English farmers have been arguing with the government about the idea of culling Badgers in order to combat cattle contracting tuberculosis.
Officials in favour of the suggestions hope to start the culling in May 2011; as many as 6,000 badgers could be killed in the first year. In July, the Badger Trust successfully prevented a badger culling in Wales.
The cull is suggested after the increased spread of tuberculosis cost the government £63m in compensation and TB tests in 2009 alone. 25,000 cattle were slaughtered as well.
However, there is opposition to the idea. Dr Rosie Woodroffe, currently working at the Institute of Zoology in London as a badger ecologist, has said ‘it is scientifically among the worst options.
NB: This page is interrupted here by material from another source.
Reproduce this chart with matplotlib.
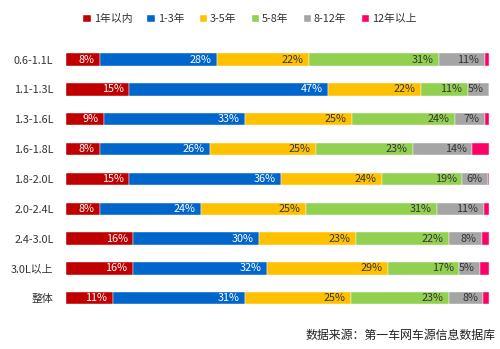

“We consider it likely that licensing farmers to cull badgers would not only fail to achieve a beneficial effect, but would entail a substantial risk of increasing the incidence of cattle TB and spreading the disease.”
The RSPCA noted in a public consultation that 95% of members were opposed to the plans to cull badgers.
Although officials say they prefer vaccination to culling, it is considerably more expensive.
A Defra TB expert was quoted to have said: “We’d expect four to five [culling] areas in the first year.”
Each area is estimated to cull 800-1200 badgers every year.
Some officials hope TB to be non-existent in the UK within the next 20 years.